I felt threatened by police at the 10th anniversary demonstration outside Campsfield immigrant detention centre near Kidlington (Oxford Mail, December 1).

I have never experienced anything like it.

Nor, I gather, has anyone else who has attended these peaceful, humanitarian protests during the last 10 years. I, and everyone else, was videoed and photographed intrusively, almost continuously, and from very close quarters.

It is hard to see what purpose this can have served, other than to intimidate.

Some of us were physically shoved, many of us were searched, and we were all repeatedly cautioned that we would be arrested if we strayed from an incredibly restricted "designated area" -- which police seemed to feel at liberty to redefine as and when they felt like it, without explanation. These demonstrations are intended to bring a little human support and encouragement to the 180 unfortunate refugees detained indefinitely without trial in Campsfield.
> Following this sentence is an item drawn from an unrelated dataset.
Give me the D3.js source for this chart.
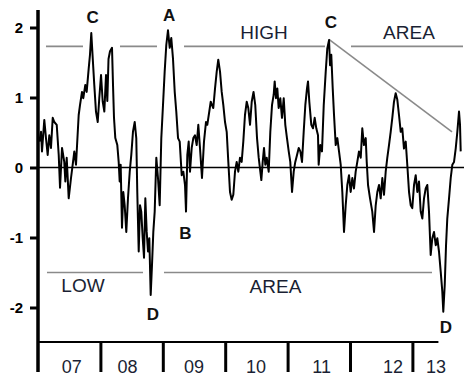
<!DOCTYPE html>
<html>
<head>
<meta charset="utf-8">
<script src="https://cdn.jsdelivr.net/npm/d3@7"></script>
<style>
  html, body { margin: 0; padding: 0; background: #fff; }
  svg { display: block; }
  text { font-family: "Liberation Sans", Arial, sans-serif; }
</style>
</head>
<body>
<svg id="chart" width="464" height="381"></svg>
<script>
// ---- data ----
const yearsFrom2007 = [
  0.021,0.048,0.064,0.101,0.128,0.155,0.181,0.208,0.236,0.261,0.300,0.332,0.353,0.385,0.421,0.438,0.460,0.492,0.529,0.556,0.582,0.609,0.652,0.673,0.705,0.726,0.758,0.780,0.813,0.833,0.854,0.877,0.902,0.929,0.957,0.982,1.010,1.037,1.063,1.090,1.111,1.130,1.154,1.186,1.202,
  1.218,1.239,1.271,1.293,1.309,1.325,1.346,1.367,1.389,1.415,1.442,1.470,1.495,1.522,1.550,1.575,1.591,1.614,1.635,1.655,1.678,1.699,1.720,1.742,1.763,1.784,1.806,1.827,1.848,1.870,1.896,1.923,1.950,1.976,2.003,2.030,2.056,2.083,2.111,2.136,2.163,2.191,2.216,2.244,2.271,
  2.303,2.329,2.356,2.372,2.393,2.415,2.436,2.463,2.489,2.516,2.543,2.569,2.596,2.628,2.660,2.692,2.713,2.745,2.768,2.788,2.809,2.837,2.864,2.889,2.917,2.944,2.970,2.997,3.024,3.050,3.077,3.104,3.130,3.157,3.184,3.210,3.237,3.264,3.290,3.317,3.345,3.370,3.398,3.425,3.454,
  3.482,3.510,3.537,3.563,3.579,3.601,3.622,3.643,3.665,3.697,3.723,3.750,3.777,3.793,3.814,3.835,3.857,3.883,3.910,3.938,3.963,3.990,4.018,4.043,4.071,4.098,4.123,4.151,4.178,4.204,4.231,4.258,4.284,4.311,4.327,4.348,4.380,4.407,4.434,4.460,4.487,4.498,4.524,4.551,4.579,
  4.611,4.636,4.664,4.680,4.700,4.723,4.744,4.771,4.797,4.824,4.851,4.877,4.904,4.931,4.957,4.984,5.011,5.037,5.064,5.091,5.117,5.144,5.172,5.197,5.224,5.252,5.268,5.289,5.321,5.357,5.385,5.412,5.438,5.465,5.492,5.518,5.545,5.572,5.598,5.625,5.652,5.678,5.705,5.732,5.758,
  5.785,5.813,5.838,5.865,5.893,5.918,5.946,5.973,5.998,6.026,6.053,6.079,6.106,6.133,6.159,6.186,6.213,6.239,6.266,6.293,6.319,6.346,6.374,6.399,6.426,6.454,6.479,6.495,6.518,6.539,6.559,6.587,6.614,6.640,6.667,6.694,6.720,6.747,6.763,6.774
];
const indexValues = [
  0.37,0.51,0.23,0.68,0.42,0.18,0.46,0.28,0.71,0.65,0.61,0.18,-0.29,0.28,0.08,-0.20,0.14,-0.44,-0.15,0.04,0.23,0.04,0.75,0.89,1.08,0.99,1.18,1.08,1.42,1.61,1.92,1.56,1.18,0.80,0.65,0.99,1.32,0.94,0.80,1.32,0.95,1.55,1.66,1.71,1.18,
  0.71,0.42,0.32,0.08,-0.20,0.04,-0.86,-0.35,-0.54,-0.92,-0.44,-0.06,0.18,0.51,0.65,0.42,-0.35,-1.20,-0.54,-0.63,-1.01,-1.29,-0.44,-0.92,-1.20,-1.01,-1.82,-1.39,-0.92,-0.63,0.14,-0.15,-0.54,0.42,0.89,1.37,1.75,1.96,1.71,1.85,1.56,1.08,0.80,0.42,0.37,
  -0.11,-0.06,-0.25,-0.63,0.18,0.37,-0.06,0.28,0.42,0.46,0.32,0.61,0.28,-0.15,0.37,0.65,0.61,0.80,0.94,0.89,0.85,1.13,1.37,1.54,1.37,1.08,0.89,0.65,0.51,0.08,-0.35,-0.46,-0.39,-0.06,0.08,-0.06,0.14,0.08,0.37,0.75,0.94,0.85,0.61,0.94,1.08,
  0.89,0.42,0.14,-0.06,-0.18,0.08,0.28,0.04,0.14,-0.06,0.51,0.89,1.04,1.23,0.99,1.13,0.85,0.99,0.71,0.99,0.61,0.42,0.23,0.08,-0.35,-0.06,0.08,0.18,0.28,0.23,0.08,0.51,0.89,1.13,1.23,0.94,0.61,0.56,0.71,0.56,0.46,0.04,0.32,0.23,0.89,
  1.37,1.70,1.82,1.46,1.61,1.13,0.75,0.32,0.42,0.23,0.04,-0.35,-0.92,-0.54,-0.25,-0.11,-0.35,-0.15,-0.30,-0.06,0.08,0.23,0.14,0.56,0.32,0.42,0.08,-0.25,-0.44,-0.63,-0.92,-0.54,-0.35,-0.25,-0.44,-0.15,-0.39,-0.06,0.14,0.32,0.51,0.71,0.94,1.06,0.97,
  0.75,0.51,0.56,0.27,0.37,0.04,-0.35,-0.54,-0.58,-0.25,-0.11,-0.35,-0.20,-0.63,-0.73,-0.44,-0.30,-0.25,-0.63,-1.25,-1.01,-0.92,-1.11,-1.01,-1.20,-1.49,-1.77,-2.06,-1.68,-1.11,-0.73,-0.44,-0.15,0.04,0.08,0.27,0.51,0.80,0.61,0.23
];
const yTickValues = [-2, -1, 0, 1, 2];
const yearBreaks = [1, 2, 3, 4, 5, 6];          // year boundaries (years from 2007)
const yearLabels = ["07", "08", "09", "10", "11", "12", "13"];
const yearLabelAt = [0.54, 1.435, 2.5, 3.494, 4.546, 5.69, 6.38];
const highLevel = 1.73;
const lowLevel = -1.50;
const highSegments = [[0.128, 0.721], [1.314, 1.907], [2.340, 4.599], [5.016, 6.811]];
const lowSegments = [[0.144, 1.683], [2.019, 6.314]];
const trendLine = [[4.663, 1.83], [6.635, 0.51]];
const pointLabels = [
  {text: "C", t: 0.875, v: 2.07},
  {text: "A", t: 2.10, v: 2.10},
  {text: "B", t: 2.362, v: -1.02},
  {text: "D", t: 1.843, v: -2.18},
  {text: "C", t: 4.695, v: 2.0},
  {text: "D", t: 6.538, v: -2.36}
];
const zoneLabels = [
  {text: "HIGH", t: 3.622, v: 1.84},
  {text: "AREA", t: 5.945, v: 1.83},
  {text: "LOW", t: 0.721, v: -1.78},
  {text: "AREA", t: 3.806, v: -1.79}
];

// ---- layout ----
const svg = d3.select("#chart");
const x = d3.scaleLinear().domain([0, 7]).range([38, 38 + 7 * 62.4]);
const y = d3.scaleLinear().domain([-2, 2]).range([307.5, 27.5]);
const xAxisEnd = 6.417;

// gray reference lines
const gray = "#8a8a8a";
svg.append("g").selectAll("line.h")
  .data(highSegments.map(s => [s, highLevel]).concat(lowSegments.map(s => [s, lowLevel])))
  .join("line")
  .attr("x1", d => x(d[0][0])).attr("x2", d => x(d[0][1]))
  .attr("y1", d => y(d[1])).attr("y2", d => y(d[1]))
  .attr("stroke", gray).attr("stroke-width", 1.6);
svg.append("line")
  .attr("x1", x(trendLine[0][0])).attr("y1", y(trendLine[0][1]))
  .attr("x2", x(trendLine[1][0])).attr("y2", y(trendLine[1][1]))
  .attr("stroke", gray).attr("stroke-width", 1.6);

// zero line
svg.append("line")
  .attr("x1", x(0)).attr("x2", 464)
  .attr("y1", y(0)).attr("y2", y(0))
  .attr("stroke", "#000").attr("stroke-width", 1.5);

// data line
const pts = yearsFrom2007.map((t, i) => [t, indexValues[i]]);
svg.append("path")
  .datum(pts)
  .attr("fill", "none")
  .attr("stroke", "#000")
  .attr("stroke-width", 2)
  .attr("stroke-linejoin", "round")
  .attr("d", d3.line().x(d => x(d[0])).y(d => y(d[1])));

// y axis
const yAxis = d3.axisLeft(y).tickValues(yTickValues).tickSize(8).tickPadding(7)
  .tickFormat(d => String(d));
const gy = svg.append("g").attr("transform", `translate(${x(0)},0)`).call(yAxis);
gy.select(".domain").remove();
gy.selectAll(".tick line").attr("stroke", "#000").attr("stroke-width", 3);
gy.selectAll(".tick text")
  .attr("fill", "#000")
  .style("font-family", "'Liberation Sans', Arial, sans-serif")
  .style("font-size", "15px").style("font-weight", "bold");
svg.append("line")
  .attr("x1", x(0)).attr("x2", x(0)).attr("y1", 10).attr("y2", 372)
  .attr("stroke", "#000").attr("stroke-width", 3.5);

// x axis
svg.append("line")
  .attr("x1", x(0)).attr("x2", x(xAxisEnd)).attr("y1", 342).attr("y2", 342)
  .attr("stroke", "#000").attr("stroke-width", 2);
const xAxis = d3.axisBottom(x).tickValues(yearBreaks).tickSize(30).tickFormat("");
const gx = svg.append("g").attr("transform", "translate(0,342)").call(xAxis);
gx.select(".domain").remove();
gx.selectAll(".tick line").attr("stroke", "#000").attr("stroke-width", 3);
svg.append("g").selectAll("text")
  .data(yearLabels)
  .join("text")
  .attr("x", (d, i) => x(yearLabelAt[i]))
  .attr("y", 373)
  .attr("text-anchor", "middle")
  .attr("fill", "#1a1f33")
  .style("font-size", "18px")
  .text(d => d);

// point labels
svg.append("g").selectAll("text")
  .data(pointLabels)
  .join("text")
  .attr("x", d => x(d.t)).attr("y", d => y(d.v))
  .attr("text-anchor", "middle")
  .attr("fill", "#111")
  .style("font-size", "17px").style("font-weight", "bold")
  .text(d => d.text);

// zone labels
svg.append("g").selectAll("text")
  .data(zoneLabels)
  .join("text")
  .attr("x", d => x(d.t)).attr("y", d => y(d.v))
  .attr("text-anchor", "middle")
  .attr("fill", "#1a1f33")
  .style("font-size", "19px")
  .text(d => d.text);
</script>
</body>
</html>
We were prevented from doing this by mounted police patrols and perhaps 70 other officers, all of them equipped for violence with flak jackets, batons and handcuffs.

A number of officers had concealed their numbers under their fluorescent over-jackets and had to be requested by demonstrators to show them.

Some officers seemed delighted by this chance to throw their weight about, itching for any response from demonstrators.

This became a demonstration by the police of their own arbitrary power.

Public money -- thousands of pounds' worth of it -- was spent for no purpose other than to deter legitimate protest by the threat of force.

I am a newcomer to Oxford and this experience leaves me seriously concerned about what now passes for "normal policing" here.